─── Information supplied ───

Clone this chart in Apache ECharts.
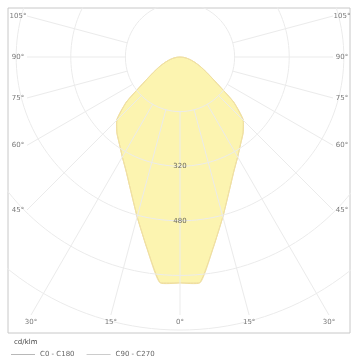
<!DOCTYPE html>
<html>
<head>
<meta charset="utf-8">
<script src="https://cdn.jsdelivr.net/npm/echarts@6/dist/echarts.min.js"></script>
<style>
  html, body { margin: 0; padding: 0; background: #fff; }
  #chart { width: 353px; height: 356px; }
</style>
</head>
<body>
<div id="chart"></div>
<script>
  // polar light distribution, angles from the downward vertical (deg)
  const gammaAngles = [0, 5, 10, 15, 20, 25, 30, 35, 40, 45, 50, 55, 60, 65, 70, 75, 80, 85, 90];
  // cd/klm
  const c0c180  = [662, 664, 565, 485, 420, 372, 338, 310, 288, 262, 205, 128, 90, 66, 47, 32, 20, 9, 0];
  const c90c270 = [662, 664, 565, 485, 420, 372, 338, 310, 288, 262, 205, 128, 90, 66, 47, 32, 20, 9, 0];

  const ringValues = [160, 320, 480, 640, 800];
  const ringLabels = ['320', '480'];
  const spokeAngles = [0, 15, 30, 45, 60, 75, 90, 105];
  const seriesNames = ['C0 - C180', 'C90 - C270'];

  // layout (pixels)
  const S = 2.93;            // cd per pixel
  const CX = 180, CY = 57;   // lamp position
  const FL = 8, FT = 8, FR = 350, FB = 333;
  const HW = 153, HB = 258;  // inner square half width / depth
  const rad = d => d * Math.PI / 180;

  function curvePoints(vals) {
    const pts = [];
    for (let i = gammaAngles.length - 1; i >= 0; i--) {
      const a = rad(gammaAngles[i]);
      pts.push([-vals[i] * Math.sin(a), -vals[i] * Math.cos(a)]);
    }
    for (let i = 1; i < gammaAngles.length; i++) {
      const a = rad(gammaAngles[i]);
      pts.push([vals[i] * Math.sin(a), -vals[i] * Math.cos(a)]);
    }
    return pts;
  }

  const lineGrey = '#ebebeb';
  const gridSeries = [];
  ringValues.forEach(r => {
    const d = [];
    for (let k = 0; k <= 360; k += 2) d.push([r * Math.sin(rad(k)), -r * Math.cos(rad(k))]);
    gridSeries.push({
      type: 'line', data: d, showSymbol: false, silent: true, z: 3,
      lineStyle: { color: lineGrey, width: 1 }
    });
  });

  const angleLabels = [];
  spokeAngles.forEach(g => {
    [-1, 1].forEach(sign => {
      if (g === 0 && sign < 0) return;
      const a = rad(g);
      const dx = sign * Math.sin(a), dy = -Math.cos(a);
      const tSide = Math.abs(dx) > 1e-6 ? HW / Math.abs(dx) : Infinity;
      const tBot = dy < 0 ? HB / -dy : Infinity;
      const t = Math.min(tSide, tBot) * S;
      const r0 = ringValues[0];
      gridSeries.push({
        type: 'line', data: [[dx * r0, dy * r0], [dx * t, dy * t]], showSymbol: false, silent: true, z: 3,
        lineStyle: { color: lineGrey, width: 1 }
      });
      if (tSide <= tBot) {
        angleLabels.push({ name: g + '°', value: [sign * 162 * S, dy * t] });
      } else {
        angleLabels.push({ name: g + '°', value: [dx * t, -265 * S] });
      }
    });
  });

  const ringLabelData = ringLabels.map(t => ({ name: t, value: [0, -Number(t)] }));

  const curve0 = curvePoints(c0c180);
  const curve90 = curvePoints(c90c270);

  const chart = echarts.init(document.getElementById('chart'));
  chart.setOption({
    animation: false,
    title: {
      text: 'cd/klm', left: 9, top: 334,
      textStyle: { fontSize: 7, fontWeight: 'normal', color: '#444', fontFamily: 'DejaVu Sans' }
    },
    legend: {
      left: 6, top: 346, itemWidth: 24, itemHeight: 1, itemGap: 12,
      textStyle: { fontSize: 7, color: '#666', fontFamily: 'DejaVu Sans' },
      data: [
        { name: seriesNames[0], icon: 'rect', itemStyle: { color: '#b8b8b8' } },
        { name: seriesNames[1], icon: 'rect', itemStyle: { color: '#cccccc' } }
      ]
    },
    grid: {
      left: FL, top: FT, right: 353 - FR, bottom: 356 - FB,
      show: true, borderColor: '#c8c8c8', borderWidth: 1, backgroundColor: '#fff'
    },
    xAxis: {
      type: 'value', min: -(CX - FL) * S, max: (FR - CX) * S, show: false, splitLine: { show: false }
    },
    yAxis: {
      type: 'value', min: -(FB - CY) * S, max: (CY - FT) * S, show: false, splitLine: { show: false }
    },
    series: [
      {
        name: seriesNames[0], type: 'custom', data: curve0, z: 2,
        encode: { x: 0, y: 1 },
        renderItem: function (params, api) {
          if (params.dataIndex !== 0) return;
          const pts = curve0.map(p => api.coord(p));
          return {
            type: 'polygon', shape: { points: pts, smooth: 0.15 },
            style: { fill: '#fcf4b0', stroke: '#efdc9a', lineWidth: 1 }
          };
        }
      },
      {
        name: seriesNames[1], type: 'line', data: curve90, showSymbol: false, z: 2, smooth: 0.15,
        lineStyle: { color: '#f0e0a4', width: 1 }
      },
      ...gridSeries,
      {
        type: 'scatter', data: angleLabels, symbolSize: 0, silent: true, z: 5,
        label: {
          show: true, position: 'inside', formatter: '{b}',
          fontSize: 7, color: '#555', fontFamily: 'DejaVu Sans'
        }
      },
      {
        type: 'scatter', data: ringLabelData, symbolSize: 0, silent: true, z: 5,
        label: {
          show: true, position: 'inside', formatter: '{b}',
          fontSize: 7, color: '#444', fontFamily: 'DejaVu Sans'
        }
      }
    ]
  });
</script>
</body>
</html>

───

**What to work on:** Except for the pictures, print the data above exactly.

**Reply:**
Clone this chart in Apache ECharts.
<!DOCTYPE html>
<html>
<head>
<meta charset="utf-8">
<script src="https://cdn.jsdelivr.net/npm/echarts@6/dist/echarts.min.js"></script>
<style>
  html, body { margin: 0; padding: 0; background: #fff; }
  #chart { width: 353px; height: 356px; }
</style>
</head>
<body>
<div id="chart"></div>
<script>
  // polar light distribution, angles from the downward vertical (deg)
  const gammaAngles = [0, 5, 10, 15, 20, 25, 30, 35, 40, 45, 50, 55, 60, 65, 70, 75, 80, 85, 90];
  // cd/klm
  const c0c180  = [662, 664, 565, 485, 420, 372, 338, 310, 288, 262, 205, 128, 90, 66, 47, 32, 20, 9, 0];
  const c90c270 = [662, 664, 565, 485, 420, 372, 338, 310, 288, 262, 205, 128, 90, 66, 47, 32, 20, 9, 0];

  const ringValues = [160, 320, 480, 640, 800];
  const ringLabels = ['320', '480'];
  const spokeAngles = [0, 15, 30, 45, 60, 75, 90, 105];
  const seriesNames = ['C0 - C180', 'C90 - C270'];

  // layout (pixels)
  const S = 2.93;            // cd per pixel
  const CX = 180, CY = 57;   // lamp position
  const FL = 8, FT = 8, FR = 350, FB = 333;
  const HW = 153, HB = 258;  // inner square half width / depth
  const rad = d => d * Math.PI / 180;

  function curvePoints(vals) {
    const pts = [];
    for (let i = gammaAngles.length - 1; i >= 0; i--) {
      const a = rad(gammaAngles[i]);
      pts.push([-vals[i] * Math.sin(a), -vals[i] * Math.cos(a)]);
    }
    for (let i = 1; i < gammaAngles.length; i++) {
      const a = rad(gammaAngles[i]);
      pts.push([vals[i] * Math.sin(a), -vals[i] * Math.cos(a)]);
    }
    return pts;
  }

  const lineGrey = '#ebebeb';
  const gridSeries = [];
  ringValues.forEach(r => {
    const d = [];
    for (let k = 0; k <= 360; k += 2) d.push([r * Math.sin(rad(k)), -r * Math.cos(rad(k))]);
    gridSeries.push({
      type: 'line', data: d, showSymbol: false, silent: true, z: 3,
      lineStyle: { color: lineGrey, width: 1 }
    });
  });

  const angleLabels = [];
  spokeAngles.forEach(g => {
    [-1, 1].forEach(sign => {
      if (g === 0 && sign < 0) return;
      const a = rad(g);
      const dx = sign * Math.sin(a), dy = -Math.cos(a);
      const tSide = Math.abs(dx) > 1e-6 ? HW / Math.abs(dx) : Infinity;
      const tBot = dy < 0 ? HB / -dy : Infinity;
      const t = Math.min(tSide, tBot) * S;
      const r0 = ringValues[0];
      gridSeries.push({
        type: 'line', data: [[dx * r0, dy * r0], [dx * t, dy * t]], showSymbol: false, silent: true, z: 3,
        lineStyle: { color: lineGrey, width: 1 }
      });
      if (tSide <= tBot) {
        angleLabels.push({ name: g + '°', value: [sign * 162 * S, dy * t] });
      } else {
        angleLabels.push({ name: g + '°', value: [dx * t, -265 * S] });
      }
    });
  });

  const ringLabelData = ringLabels.map(t => ({ name: t, value: [0, -Number(t)] }));

  const curve0 = curvePoints(c0c180);
  const curve90 = curvePoints(c90c270);

  const chart = echarts.init(document.getElementById('chart'));
  chart.setOption({
    animation: false,
    title: {
      text: 'cd/klm', left: 9, top: 334,
      textStyle: { fontSize: 7, fontWeight: 'normal', color: '#444', fontFamily: 'DejaVu Sans' }
    },
    legend: {
      left: 6, top: 346, itemWidth: 24, itemHeight: 1, itemGap: 12,
      textStyle: { fontSize: 7, color: '#666', fontFamily: 'DejaVu Sans' },
      data: [
        { name: seriesNames[0], icon: 'rect', itemStyle: { color: '#b8b8b8' } },
        { name: seriesNames[1], icon: 'rect', itemStyle: { color: '#cccccc' } }
      ]
    },
    grid: {
      left: FL, top: FT, right: 353 - FR, bottom: 356 - FB,
      show: true, borderColor: '#c8c8c8', borderWidth: 1, backgroundColor: '#fff'
    },
    xAxis: {
      type: 'value', min: -(CX - FL) * S, max: (FR - CX) * S, show: false, splitLine: { show: false }
    },
    yAxis: {
      type: 'value', min: -(FB - CY) * S, max: (CY - FT) * S, show: false, splitLine: { show: false }
    },
    series: [
      {
        name: seriesNames[0], type: 'custom', data: curve0, z: 2,
        encode: { x: 0, y: 1 },
        renderItem: function (params, api) {
          if (params.dataIndex !== 0) return;
          const pts = curve0.map(p => api.coord(p));
          return {
            type: 'polygon', shape: { points: pts, smooth: 0.15 },
            style: { fill: '#fcf4b0', stroke: '#efdc9a', lineWidth: 1 }
          };
        }
      },
      {
        name: seriesNames[1], type: 'line', data: curve90, showSymbol: false, z: 2, smooth: 0.15,
        lineStyle: { color: '#f0e0a4', width: 1 }
      },
      ...gridSeries,
      {
        type: 'scatter', data: angleLabels, symbolSize: 0, silent: true, z: 5,
        label: {
          show: true, position: 'inside', formatter: '{b}',
          fontSize: 7, color: '#555', fontFamily: 'DejaVu Sans'
        }
      },
      {
        type: 'scatter', data: ringLabelData, symbolSize: 0, silent: true, z: 5,
        label: {
          show: true, position: 'inside', formatter: '{b}',
          fontSize: 7, color: '#444', fontFamily: 'DejaVu Sans'
        }
      }
    ]
  });
</script>
</body>
</html>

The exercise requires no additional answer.